>> BEGIN Dataset records

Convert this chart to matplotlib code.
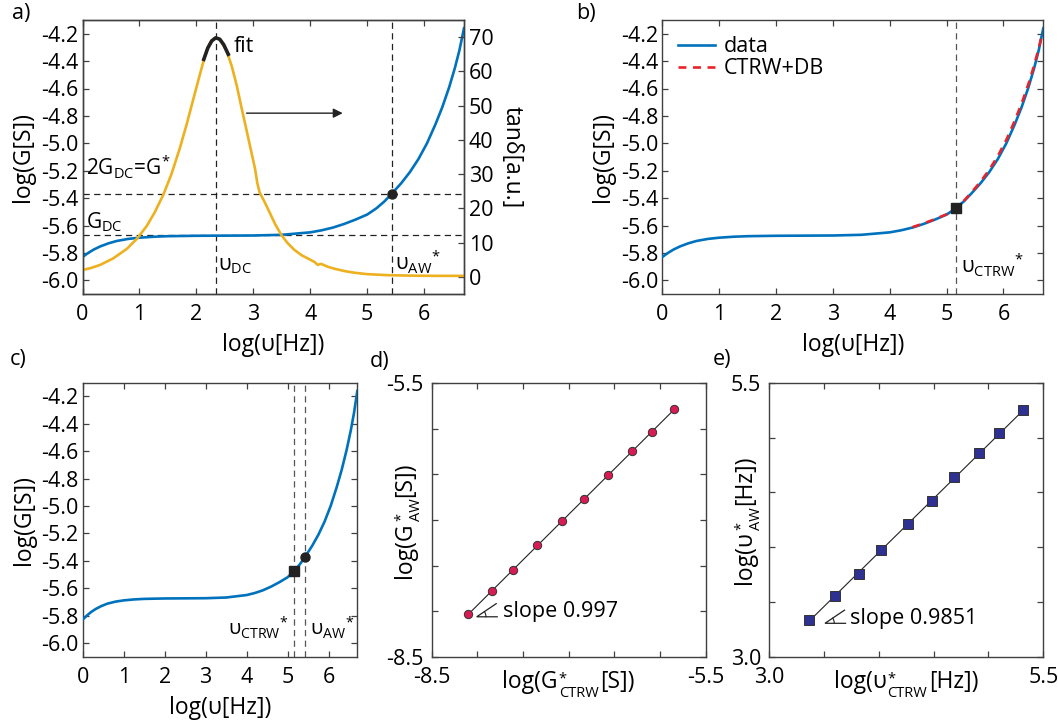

>> END Dataset records
>> BEGIN Dataset records

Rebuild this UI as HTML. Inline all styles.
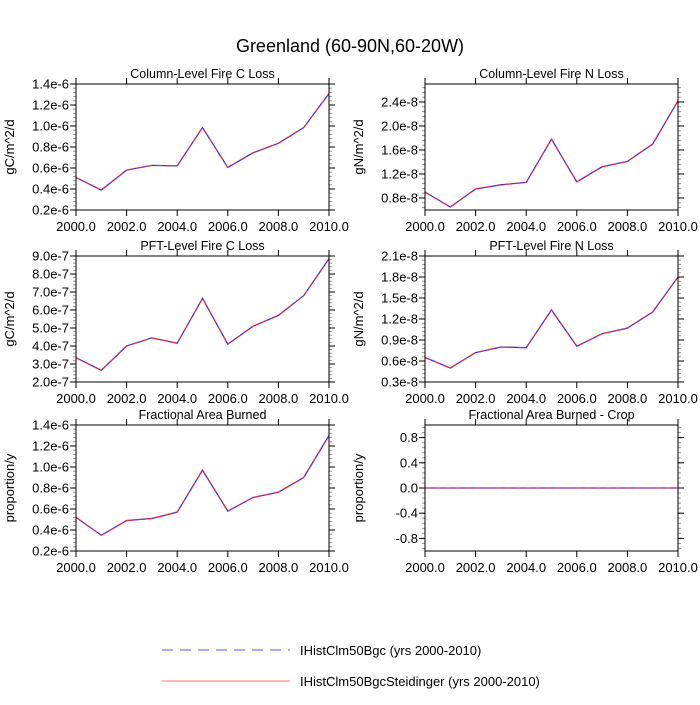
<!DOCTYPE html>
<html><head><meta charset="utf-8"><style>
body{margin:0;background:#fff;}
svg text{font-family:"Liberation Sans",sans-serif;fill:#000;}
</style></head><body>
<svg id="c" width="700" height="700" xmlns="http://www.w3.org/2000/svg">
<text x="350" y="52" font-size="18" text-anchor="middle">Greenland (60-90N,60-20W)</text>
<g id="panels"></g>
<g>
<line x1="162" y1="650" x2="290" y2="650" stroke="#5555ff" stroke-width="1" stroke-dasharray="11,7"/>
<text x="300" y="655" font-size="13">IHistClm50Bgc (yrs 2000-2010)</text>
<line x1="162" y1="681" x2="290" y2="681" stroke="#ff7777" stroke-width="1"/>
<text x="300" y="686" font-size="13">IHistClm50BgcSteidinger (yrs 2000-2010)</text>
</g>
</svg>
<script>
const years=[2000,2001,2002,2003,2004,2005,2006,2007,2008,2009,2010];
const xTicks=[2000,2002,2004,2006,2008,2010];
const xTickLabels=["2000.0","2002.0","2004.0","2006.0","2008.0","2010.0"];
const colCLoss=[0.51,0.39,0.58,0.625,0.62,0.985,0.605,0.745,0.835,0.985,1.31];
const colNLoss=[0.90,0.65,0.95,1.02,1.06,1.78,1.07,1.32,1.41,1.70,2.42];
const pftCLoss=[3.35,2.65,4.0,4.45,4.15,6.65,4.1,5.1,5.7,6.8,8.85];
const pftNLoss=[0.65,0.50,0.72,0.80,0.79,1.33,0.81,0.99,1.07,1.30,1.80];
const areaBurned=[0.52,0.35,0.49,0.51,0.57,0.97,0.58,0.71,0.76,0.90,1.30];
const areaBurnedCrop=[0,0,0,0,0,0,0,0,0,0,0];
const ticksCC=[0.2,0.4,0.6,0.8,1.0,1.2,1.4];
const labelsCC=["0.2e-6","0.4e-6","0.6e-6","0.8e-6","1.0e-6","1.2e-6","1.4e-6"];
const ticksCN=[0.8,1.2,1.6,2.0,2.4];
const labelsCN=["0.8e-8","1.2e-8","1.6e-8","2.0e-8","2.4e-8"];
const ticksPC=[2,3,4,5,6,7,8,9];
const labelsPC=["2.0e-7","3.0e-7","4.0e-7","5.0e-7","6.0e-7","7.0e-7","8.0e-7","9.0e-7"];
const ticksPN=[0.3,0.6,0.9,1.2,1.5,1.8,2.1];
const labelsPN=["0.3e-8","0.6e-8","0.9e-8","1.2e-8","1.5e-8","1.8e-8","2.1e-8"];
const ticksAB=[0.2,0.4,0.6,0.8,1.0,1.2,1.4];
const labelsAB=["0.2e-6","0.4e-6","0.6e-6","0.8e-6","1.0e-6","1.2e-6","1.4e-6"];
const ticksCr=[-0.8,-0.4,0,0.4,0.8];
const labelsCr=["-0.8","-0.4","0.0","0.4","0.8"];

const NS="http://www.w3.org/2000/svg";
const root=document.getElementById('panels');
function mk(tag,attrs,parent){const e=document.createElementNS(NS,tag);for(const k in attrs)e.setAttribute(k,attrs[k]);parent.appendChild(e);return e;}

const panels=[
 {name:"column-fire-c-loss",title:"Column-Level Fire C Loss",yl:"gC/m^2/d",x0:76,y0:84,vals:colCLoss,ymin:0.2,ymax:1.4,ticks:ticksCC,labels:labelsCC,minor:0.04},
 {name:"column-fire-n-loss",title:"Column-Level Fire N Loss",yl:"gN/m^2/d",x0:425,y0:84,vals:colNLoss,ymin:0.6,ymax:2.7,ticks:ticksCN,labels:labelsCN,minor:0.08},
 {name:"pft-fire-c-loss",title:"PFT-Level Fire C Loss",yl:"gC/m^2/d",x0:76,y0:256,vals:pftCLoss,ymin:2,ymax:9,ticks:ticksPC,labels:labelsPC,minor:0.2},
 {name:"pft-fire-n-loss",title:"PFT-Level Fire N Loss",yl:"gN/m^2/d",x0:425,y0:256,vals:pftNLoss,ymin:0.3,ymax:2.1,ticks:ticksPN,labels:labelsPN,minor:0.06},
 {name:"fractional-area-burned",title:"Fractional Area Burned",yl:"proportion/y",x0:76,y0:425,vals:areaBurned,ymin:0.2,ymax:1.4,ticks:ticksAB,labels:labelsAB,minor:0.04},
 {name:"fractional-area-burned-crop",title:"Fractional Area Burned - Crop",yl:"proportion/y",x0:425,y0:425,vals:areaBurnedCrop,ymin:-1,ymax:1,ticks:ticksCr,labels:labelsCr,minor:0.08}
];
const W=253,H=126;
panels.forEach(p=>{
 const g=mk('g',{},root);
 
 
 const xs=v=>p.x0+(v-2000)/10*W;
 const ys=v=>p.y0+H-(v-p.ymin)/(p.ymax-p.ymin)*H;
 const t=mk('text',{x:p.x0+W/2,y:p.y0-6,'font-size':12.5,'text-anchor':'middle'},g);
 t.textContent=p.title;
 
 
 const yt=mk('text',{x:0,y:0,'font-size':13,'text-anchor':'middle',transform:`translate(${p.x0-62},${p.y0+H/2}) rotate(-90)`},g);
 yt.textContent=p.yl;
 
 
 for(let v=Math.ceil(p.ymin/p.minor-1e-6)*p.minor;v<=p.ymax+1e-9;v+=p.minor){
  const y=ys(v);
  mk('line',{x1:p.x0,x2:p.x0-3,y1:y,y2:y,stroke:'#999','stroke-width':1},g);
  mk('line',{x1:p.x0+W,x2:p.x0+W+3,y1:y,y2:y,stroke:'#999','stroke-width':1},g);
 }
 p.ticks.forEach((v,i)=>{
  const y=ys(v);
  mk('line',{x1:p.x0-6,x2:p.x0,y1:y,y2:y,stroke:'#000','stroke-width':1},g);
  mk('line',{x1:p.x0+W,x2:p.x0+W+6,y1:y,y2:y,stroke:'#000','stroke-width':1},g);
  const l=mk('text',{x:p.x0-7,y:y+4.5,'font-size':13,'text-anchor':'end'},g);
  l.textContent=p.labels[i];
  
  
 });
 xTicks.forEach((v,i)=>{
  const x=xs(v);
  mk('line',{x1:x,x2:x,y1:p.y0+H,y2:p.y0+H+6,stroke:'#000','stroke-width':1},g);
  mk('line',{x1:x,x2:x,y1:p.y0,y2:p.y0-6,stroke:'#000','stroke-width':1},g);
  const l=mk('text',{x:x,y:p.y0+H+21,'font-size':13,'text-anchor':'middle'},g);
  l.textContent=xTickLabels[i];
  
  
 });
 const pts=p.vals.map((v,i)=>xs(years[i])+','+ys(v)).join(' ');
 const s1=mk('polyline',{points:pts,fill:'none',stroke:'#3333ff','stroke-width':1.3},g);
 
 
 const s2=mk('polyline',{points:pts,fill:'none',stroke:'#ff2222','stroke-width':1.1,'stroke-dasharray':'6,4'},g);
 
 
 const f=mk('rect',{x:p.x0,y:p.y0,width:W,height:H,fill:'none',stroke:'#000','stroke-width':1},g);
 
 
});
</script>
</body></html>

>> END Dataset records

In the entries above, some lines may contain the string "this"; report how many, without additional comment.

Worked answer
2